=== Directions ===
From the entries below, count every line that contains the word "document". Please give the number and nothing else.

=== Excerpted records ===
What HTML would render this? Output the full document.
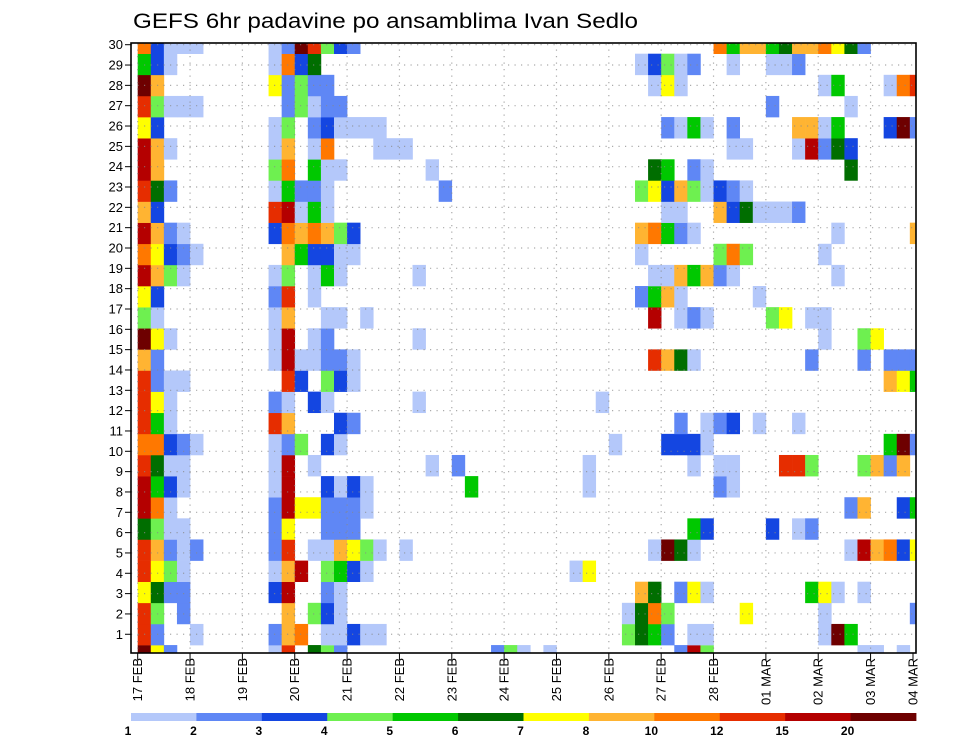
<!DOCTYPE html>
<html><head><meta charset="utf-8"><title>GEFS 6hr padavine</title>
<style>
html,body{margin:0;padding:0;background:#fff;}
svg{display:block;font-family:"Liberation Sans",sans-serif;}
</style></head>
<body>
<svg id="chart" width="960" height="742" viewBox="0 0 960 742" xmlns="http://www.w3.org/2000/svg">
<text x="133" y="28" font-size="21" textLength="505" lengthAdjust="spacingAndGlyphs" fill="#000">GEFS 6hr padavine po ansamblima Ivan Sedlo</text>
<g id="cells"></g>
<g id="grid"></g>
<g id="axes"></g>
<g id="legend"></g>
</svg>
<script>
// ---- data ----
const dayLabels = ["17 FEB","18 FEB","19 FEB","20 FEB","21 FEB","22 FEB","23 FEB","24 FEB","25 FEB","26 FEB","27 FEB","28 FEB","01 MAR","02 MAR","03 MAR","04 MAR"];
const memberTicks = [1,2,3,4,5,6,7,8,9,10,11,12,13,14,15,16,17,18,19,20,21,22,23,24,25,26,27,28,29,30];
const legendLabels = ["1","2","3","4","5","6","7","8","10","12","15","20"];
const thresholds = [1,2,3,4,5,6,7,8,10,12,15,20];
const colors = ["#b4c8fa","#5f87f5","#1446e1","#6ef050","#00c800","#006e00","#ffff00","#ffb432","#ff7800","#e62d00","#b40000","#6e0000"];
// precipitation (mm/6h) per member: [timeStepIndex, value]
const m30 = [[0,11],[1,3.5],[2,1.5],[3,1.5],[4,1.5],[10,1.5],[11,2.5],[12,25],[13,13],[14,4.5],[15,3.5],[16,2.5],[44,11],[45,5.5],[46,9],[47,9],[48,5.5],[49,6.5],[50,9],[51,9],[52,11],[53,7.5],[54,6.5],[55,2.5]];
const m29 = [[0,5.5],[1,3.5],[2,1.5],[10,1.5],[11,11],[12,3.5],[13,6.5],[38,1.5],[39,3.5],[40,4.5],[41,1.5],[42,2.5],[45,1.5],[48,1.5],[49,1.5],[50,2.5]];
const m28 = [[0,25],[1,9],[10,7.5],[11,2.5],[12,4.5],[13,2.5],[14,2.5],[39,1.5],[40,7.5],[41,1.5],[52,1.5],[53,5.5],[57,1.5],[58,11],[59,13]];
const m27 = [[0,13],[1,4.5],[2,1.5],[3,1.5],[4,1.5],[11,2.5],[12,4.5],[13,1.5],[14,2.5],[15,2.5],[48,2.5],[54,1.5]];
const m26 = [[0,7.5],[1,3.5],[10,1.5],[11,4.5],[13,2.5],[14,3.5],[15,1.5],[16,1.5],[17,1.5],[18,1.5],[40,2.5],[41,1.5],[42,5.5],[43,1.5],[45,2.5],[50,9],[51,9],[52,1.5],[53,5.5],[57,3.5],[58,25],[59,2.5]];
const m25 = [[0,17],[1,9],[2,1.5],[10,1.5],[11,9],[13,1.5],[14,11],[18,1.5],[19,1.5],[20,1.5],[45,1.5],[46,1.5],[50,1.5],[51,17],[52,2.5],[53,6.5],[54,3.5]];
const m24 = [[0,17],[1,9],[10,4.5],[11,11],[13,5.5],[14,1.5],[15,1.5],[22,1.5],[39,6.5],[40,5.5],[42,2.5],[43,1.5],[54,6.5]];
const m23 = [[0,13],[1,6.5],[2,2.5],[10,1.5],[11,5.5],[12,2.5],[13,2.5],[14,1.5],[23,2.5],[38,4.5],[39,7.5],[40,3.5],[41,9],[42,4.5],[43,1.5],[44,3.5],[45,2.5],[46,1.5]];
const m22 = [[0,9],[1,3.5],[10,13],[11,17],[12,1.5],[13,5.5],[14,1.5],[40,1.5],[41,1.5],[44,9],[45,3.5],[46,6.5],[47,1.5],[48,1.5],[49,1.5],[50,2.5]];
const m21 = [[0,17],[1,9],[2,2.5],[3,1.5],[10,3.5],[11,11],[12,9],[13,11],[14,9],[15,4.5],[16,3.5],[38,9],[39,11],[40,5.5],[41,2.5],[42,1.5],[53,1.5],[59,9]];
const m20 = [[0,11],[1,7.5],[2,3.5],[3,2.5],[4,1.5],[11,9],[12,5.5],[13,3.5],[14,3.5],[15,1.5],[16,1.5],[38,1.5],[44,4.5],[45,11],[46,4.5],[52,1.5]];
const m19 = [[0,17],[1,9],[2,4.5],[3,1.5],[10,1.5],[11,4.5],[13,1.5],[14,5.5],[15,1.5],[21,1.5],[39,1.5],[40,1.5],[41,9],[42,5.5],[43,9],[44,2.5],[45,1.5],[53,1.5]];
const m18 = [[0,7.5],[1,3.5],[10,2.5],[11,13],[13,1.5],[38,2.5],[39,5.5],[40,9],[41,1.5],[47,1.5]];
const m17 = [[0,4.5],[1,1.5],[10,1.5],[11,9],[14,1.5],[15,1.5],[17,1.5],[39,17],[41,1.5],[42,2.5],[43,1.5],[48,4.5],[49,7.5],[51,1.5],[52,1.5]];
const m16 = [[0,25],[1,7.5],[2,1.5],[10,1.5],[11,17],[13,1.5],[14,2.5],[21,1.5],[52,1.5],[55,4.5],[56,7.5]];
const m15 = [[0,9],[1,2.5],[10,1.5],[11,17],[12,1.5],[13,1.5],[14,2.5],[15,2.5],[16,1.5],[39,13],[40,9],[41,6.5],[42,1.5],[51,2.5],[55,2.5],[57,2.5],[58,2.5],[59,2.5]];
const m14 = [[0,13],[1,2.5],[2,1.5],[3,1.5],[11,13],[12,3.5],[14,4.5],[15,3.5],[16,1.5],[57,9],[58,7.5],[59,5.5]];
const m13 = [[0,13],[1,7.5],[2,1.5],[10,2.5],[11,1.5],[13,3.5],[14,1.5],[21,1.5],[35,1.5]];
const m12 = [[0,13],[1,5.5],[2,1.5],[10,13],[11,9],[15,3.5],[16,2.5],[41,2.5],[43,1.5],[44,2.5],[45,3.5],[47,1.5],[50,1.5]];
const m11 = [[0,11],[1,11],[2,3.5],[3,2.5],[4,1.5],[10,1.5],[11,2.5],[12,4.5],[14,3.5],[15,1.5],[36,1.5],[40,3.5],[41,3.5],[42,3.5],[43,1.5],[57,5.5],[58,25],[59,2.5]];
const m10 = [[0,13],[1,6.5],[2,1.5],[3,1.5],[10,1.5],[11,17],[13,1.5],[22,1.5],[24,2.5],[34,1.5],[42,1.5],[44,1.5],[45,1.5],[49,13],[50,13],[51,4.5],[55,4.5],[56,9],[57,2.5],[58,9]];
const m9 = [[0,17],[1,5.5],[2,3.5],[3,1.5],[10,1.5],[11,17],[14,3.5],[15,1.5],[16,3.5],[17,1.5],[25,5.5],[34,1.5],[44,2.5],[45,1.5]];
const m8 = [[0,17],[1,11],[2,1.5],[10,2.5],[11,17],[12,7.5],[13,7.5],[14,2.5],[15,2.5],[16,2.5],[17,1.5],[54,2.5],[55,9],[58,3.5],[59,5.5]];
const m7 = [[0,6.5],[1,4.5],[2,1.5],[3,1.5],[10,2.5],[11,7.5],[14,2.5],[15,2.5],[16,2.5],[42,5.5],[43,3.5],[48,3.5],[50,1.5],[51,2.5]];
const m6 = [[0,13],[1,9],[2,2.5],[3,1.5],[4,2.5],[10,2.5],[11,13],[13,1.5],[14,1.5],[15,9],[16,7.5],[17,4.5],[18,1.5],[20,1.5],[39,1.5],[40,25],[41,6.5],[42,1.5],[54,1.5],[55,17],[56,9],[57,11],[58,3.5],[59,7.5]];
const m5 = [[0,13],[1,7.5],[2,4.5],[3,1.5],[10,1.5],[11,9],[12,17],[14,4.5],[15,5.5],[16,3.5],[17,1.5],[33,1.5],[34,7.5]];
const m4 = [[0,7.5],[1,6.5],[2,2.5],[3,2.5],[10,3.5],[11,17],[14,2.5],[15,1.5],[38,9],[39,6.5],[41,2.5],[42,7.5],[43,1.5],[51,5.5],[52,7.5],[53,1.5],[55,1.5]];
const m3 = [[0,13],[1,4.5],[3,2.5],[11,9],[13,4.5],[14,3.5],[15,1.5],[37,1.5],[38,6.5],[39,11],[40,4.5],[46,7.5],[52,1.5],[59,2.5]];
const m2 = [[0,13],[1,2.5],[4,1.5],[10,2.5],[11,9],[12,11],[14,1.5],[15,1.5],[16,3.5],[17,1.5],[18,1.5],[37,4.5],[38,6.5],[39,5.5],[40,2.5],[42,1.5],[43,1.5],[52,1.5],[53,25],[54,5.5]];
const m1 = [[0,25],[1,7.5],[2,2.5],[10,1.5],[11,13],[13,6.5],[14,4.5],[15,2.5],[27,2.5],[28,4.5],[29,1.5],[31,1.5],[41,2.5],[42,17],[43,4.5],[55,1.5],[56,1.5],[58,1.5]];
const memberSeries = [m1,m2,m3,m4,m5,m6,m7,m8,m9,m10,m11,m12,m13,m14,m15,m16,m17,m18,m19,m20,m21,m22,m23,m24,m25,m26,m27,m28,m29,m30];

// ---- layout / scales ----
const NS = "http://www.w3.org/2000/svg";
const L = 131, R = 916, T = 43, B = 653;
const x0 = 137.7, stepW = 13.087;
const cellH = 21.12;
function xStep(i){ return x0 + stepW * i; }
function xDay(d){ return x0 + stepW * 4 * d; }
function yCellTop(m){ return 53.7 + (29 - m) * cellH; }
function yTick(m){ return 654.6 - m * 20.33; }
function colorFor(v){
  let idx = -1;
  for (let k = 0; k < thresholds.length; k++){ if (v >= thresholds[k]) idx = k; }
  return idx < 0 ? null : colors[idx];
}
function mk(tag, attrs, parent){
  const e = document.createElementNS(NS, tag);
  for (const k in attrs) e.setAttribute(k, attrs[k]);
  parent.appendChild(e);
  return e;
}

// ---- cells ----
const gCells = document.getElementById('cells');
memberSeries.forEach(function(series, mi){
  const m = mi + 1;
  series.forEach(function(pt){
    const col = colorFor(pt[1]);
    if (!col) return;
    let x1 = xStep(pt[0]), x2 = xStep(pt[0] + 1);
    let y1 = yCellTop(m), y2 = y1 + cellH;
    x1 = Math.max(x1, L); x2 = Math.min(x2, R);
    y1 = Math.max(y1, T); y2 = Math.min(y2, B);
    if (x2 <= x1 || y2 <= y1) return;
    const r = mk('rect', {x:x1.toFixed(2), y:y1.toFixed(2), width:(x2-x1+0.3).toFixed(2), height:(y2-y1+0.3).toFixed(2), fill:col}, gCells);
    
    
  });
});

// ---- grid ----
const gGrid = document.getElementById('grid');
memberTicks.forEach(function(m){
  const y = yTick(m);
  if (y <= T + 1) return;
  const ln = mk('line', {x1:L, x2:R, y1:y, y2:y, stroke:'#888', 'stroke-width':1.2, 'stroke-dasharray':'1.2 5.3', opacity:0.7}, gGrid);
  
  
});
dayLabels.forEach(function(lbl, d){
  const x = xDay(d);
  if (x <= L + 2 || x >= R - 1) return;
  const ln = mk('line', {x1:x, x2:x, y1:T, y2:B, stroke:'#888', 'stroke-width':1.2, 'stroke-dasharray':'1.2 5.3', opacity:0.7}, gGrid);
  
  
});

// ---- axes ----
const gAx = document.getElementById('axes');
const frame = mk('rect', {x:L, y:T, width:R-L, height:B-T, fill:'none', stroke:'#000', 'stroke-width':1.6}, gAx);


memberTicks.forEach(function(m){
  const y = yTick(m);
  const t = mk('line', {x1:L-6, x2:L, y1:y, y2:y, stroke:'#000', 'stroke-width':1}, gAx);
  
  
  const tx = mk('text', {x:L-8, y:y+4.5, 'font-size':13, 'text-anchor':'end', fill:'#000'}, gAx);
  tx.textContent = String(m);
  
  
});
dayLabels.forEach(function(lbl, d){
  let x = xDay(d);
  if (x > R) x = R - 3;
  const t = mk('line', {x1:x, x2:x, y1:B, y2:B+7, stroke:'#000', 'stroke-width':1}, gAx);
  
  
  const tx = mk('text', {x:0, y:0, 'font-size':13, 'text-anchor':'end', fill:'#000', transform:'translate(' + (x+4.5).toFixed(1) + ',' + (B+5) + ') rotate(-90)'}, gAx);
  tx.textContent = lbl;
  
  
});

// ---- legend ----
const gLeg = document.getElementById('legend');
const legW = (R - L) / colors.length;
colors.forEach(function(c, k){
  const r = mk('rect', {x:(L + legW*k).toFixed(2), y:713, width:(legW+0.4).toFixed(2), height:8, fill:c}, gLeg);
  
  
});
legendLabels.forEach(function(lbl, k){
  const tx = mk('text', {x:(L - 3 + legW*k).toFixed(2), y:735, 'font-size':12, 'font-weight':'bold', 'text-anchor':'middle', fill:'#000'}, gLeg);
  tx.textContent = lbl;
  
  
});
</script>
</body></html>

==

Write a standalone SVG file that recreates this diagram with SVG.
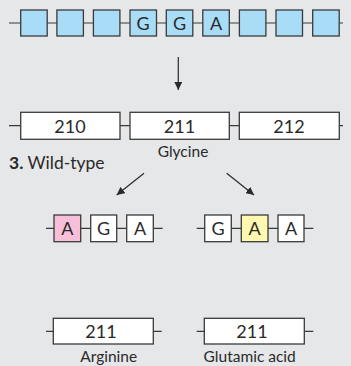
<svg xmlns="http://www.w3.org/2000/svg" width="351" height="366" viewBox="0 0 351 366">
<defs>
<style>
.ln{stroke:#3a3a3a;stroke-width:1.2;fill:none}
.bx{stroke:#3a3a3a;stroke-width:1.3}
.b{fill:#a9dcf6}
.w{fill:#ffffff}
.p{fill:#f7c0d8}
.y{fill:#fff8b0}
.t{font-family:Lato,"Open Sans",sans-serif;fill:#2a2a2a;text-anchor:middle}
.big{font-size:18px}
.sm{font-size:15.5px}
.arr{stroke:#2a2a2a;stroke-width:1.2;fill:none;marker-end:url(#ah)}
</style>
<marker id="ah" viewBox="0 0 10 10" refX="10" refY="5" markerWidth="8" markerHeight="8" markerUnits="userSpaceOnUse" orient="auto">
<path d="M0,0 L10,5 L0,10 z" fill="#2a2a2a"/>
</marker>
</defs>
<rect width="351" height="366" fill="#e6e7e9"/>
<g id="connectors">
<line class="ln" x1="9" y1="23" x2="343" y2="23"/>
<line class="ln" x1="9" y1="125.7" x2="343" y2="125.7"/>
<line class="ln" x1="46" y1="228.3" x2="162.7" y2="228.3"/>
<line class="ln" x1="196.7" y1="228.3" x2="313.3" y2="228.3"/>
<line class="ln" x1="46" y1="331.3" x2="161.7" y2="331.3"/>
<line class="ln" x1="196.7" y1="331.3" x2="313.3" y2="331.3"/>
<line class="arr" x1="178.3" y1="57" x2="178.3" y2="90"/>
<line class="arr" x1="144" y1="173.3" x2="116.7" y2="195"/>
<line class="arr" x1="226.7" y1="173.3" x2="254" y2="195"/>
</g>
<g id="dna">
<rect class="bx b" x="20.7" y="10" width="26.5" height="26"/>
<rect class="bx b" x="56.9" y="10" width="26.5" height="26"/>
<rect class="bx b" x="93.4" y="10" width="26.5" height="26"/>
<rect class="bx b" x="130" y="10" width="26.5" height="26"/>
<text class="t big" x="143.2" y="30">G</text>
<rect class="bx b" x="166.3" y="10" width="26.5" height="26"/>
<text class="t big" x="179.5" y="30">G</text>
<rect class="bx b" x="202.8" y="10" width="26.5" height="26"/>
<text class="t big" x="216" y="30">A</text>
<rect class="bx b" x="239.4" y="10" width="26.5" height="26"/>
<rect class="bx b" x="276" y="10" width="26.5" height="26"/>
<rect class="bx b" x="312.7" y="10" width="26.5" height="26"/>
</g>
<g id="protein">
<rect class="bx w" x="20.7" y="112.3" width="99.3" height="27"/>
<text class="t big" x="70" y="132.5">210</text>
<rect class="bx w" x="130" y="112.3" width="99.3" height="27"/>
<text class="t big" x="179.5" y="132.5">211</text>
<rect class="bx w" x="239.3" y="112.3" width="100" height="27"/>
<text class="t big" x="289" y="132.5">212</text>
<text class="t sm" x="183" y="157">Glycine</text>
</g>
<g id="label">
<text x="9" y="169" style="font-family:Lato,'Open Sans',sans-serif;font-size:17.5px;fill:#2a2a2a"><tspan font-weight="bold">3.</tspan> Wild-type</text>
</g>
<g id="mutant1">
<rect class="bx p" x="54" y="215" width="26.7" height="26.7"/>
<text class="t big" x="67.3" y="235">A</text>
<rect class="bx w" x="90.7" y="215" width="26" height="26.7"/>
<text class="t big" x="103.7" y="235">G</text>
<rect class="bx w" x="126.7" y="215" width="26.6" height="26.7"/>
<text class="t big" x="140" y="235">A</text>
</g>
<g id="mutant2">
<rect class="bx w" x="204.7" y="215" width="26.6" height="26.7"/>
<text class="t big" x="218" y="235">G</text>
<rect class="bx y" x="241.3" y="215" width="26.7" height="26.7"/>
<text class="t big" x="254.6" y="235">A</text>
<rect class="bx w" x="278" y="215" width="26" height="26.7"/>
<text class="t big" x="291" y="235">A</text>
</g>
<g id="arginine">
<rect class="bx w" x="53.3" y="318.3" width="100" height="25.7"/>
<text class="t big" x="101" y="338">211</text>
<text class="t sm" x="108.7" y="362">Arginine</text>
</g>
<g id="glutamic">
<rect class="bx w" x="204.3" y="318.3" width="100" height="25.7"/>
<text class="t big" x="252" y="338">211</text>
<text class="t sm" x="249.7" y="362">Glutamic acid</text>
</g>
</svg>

=== Finished answer ===
6